§ WHAT YOU WILL DO
Reproduce all the lines below exactly and omit the images.
_ _ _ _
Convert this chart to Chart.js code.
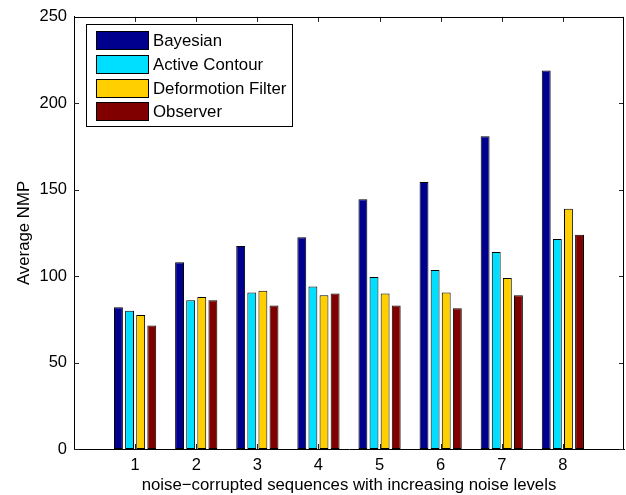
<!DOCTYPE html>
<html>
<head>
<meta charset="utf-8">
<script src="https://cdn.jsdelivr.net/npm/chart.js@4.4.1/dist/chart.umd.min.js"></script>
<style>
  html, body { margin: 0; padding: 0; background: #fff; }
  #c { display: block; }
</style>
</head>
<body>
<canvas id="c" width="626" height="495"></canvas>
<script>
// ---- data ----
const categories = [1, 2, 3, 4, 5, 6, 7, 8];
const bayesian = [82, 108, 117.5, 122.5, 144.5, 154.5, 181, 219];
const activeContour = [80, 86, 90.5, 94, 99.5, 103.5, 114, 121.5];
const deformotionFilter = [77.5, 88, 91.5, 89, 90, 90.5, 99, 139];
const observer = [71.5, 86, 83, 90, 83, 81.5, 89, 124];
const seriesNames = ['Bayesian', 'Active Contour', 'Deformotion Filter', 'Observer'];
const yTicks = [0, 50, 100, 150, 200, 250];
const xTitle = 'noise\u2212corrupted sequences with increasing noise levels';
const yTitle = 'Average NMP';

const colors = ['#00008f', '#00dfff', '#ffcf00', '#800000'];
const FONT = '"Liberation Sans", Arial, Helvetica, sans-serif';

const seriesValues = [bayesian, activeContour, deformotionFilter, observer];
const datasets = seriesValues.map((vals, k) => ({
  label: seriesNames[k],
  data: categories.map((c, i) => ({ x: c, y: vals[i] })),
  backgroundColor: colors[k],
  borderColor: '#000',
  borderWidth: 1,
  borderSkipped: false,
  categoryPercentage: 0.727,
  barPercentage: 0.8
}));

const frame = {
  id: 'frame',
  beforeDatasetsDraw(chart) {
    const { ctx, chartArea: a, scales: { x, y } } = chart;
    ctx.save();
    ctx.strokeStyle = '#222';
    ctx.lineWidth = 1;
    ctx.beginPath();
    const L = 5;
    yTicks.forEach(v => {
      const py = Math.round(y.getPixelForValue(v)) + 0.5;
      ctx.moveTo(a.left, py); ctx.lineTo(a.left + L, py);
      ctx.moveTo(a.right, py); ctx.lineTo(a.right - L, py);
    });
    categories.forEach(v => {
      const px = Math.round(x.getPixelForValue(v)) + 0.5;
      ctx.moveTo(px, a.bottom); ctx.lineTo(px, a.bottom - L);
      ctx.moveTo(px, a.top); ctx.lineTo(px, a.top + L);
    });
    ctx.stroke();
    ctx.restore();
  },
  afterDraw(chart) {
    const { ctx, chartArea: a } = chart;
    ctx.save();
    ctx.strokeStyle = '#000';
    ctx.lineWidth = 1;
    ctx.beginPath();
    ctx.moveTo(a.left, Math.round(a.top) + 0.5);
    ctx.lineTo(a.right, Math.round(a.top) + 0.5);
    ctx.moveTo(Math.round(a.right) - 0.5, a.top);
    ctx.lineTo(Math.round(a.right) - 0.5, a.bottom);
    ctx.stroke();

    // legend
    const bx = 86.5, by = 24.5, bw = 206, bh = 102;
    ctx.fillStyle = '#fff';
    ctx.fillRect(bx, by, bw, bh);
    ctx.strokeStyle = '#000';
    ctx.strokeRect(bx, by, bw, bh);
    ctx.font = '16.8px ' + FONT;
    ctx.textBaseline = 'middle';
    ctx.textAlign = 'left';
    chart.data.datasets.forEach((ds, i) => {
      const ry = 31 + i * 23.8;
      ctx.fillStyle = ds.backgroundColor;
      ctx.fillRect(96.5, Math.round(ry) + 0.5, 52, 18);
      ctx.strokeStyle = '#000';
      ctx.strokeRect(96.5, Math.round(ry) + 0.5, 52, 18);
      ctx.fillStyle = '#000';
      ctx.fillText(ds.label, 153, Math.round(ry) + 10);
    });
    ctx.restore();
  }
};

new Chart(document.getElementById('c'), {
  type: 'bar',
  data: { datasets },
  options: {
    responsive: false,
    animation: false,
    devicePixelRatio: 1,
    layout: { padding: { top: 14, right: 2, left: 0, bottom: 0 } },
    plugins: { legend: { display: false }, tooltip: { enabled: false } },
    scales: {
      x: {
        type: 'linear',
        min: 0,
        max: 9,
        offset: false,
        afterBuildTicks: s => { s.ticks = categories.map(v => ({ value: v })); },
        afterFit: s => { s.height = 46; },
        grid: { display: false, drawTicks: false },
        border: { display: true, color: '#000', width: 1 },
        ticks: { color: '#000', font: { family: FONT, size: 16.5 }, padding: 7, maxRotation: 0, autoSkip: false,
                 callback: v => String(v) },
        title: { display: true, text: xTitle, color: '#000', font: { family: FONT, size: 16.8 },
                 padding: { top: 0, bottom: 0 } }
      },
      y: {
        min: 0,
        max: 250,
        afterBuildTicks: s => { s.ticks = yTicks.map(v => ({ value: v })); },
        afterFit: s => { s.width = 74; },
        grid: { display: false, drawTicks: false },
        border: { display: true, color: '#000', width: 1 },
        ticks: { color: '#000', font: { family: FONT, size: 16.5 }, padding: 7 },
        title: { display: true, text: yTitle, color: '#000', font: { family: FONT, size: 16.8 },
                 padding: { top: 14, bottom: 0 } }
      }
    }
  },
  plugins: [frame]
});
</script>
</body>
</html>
_ _ _ _
§ FINISHED EXERCISE
Convert this chart to Chart.js code.
<!DOCTYPE html>
<html>
<head>
<meta charset="utf-8">
<script src="https://cdn.jsdelivr.net/npm/chart.js@4.4.1/dist/chart.umd.min.js"></script>
<style>
  html, body { margin: 0; padding: 0; background: #fff; }
  #c { display: block; }
</style>
</head>
<body>
<canvas id="c" width="626" height="495"></canvas>
<script>
// ---- data ----
const categories = [1, 2, 3, 4, 5, 6, 7, 8];
const bayesian = [82, 108, 117.5, 122.5, 144.5, 154.5, 181, 219];
const activeContour = [80, 86, 90.5, 94, 99.5, 103.5, 114, 121.5];
const deformotionFilter = [77.5, 88, 91.5, 89, 90, 90.5, 99, 139];
const observer = [71.5, 86, 83, 90, 83, 81.5, 89, 124];
const seriesNames = ['Bayesian', 'Active Contour', 'Deformotion Filter', 'Observer'];
const yTicks = [0, 50, 100, 150, 200, 250];
const xTitle = 'noise\u2212corrupted sequences with increasing noise levels';
const yTitle = 'Average NMP';

const colors = ['#00008f', '#00dfff', '#ffcf00', '#800000'];
const FONT = '"Liberation Sans", Arial, Helvetica, sans-serif';

const seriesValues = [bayesian, activeContour, deformotionFilter, observer];
const datasets = seriesValues.map((vals, k) => ({
  label: seriesNames[k],
  data: categories.map((c, i) => ({ x: c, y: vals[i] })),
  backgroundColor: colors[k],
  borderColor: '#000',
  borderWidth: 1,
  borderSkipped: false,
  categoryPercentage: 0.727,
  barPercentage: 0.8
}));

const frame = {
  id: 'frame',
  beforeDatasetsDraw(chart) {
    const { ctx, chartArea: a, scales: { x, y } } = chart;
    ctx.save();
    ctx.strokeStyle = '#222';
    ctx.lineWidth = 1;
    ctx.beginPath();
    const L = 5;
    yTicks.forEach(v => {
      const py = Math.round(y.getPixelForValue(v)) + 0.5;
      ctx.moveTo(a.left, py); ctx.lineTo(a.left + L, py);
      ctx.moveTo(a.right, py); ctx.lineTo(a.right - L, py);
    });
    categories.forEach(v => {
      const px = Math.round(x.getPixelForValue(v)) + 0.5;
      ctx.moveTo(px, a.bottom); ctx.lineTo(px, a.bottom - L);
      ctx.moveTo(px, a.top); ctx.lineTo(px, a.top + L);
    });
    ctx.stroke();
    ctx.restore();
  },
  afterDraw(chart) {
    const { ctx, chartArea: a } = chart;
    ctx.save();
    ctx.strokeStyle = '#000';
    ctx.lineWidth = 1;
    ctx.beginPath();
    ctx.moveTo(a.left, Math.round(a.top) + 0.5);
    ctx.lineTo(a.right, Math.round(a.top) + 0.5);
    ctx.moveTo(Math.round(a.right) - 0.5, a.top);
    ctx.lineTo(Math.round(a.right) - 0.5, a.bottom);
    ctx.stroke();

    // legend
    const bx = 86.5, by = 24.5, bw = 206, bh = 102;
    ctx.fillStyle = '#fff';
    ctx.fillRect(bx, by, bw, bh);
    ctx.strokeStyle = '#000';
    ctx.strokeRect(bx, by, bw, bh);
    ctx.font = '16.8px ' + FONT;
    ctx.textBaseline = 'middle';
    ctx.textAlign = 'left';
    chart.data.datasets.forEach((ds, i) => {
      const ry = 31 + i * 23.8;
      ctx.fillStyle = ds.backgroundColor;
      ctx.fillRect(96.5, Math.round(ry) + 0.5, 52, 18);
      ctx.strokeStyle = '#000';
      ctx.strokeRect(96.5, Math.round(ry) + 0.5, 52, 18);
      ctx.fillStyle = '#000';
      ctx.fillText(ds.label, 153, Math.round(ry) + 10);
    });
    ctx.restore();
  }
};

new Chart(document.getElementById('c'), {
  type: 'bar',
  data: { datasets },
  options: {
    responsive: false,
    animation: false,
    devicePixelRatio: 1,
    layout: { padding: { top: 14, right: 2, left: 0, bottom: 0 } },
    plugins: { legend: { display: false }, tooltip: { enabled: false } },
    scales: {
      x: {
        type: 'linear',
        min: 0,
        max: 9,
        offset: false,
        afterBuildTicks: s => { s.ticks = categories.map(v => ({ value: v })); },
        afterFit: s => { s.height = 46; },
        grid: { display: false, drawTicks: false },
        border: { display: true, color: '#000', width: 1 },
        ticks: { color: '#000', font: { family: FONT, size: 16.5 }, padding: 7, maxRotation: 0, autoSkip: false,
                 callback: v => String(v) },
        title: { display: true, text: xTitle, color: '#000', font: { family: FONT, size: 16.8 },
                 padding: { top: 0, bottom: 0 } }
      },
      y: {
        min: 0,
        max: 250,
        afterBuildTicks: s => { s.ticks = yTicks.map(v => ({ value: v })); },
        afterFit: s => { s.width = 74; },
        grid: { display: false, drawTicks: false },
        border: { display: true, color: '#000', width: 1 },
        ticks: { color: '#000', font: { family: FONT, size: 16.5 }, padding: 7 },
        title: { display: true, text: yTitle, color: '#000', font: { family: FONT, size: 16.8 },
                 padding: { top: 14, bottom: 0 } }
      }
    }
  },
  plugins: [frame]
});
</script>
</body>
</html>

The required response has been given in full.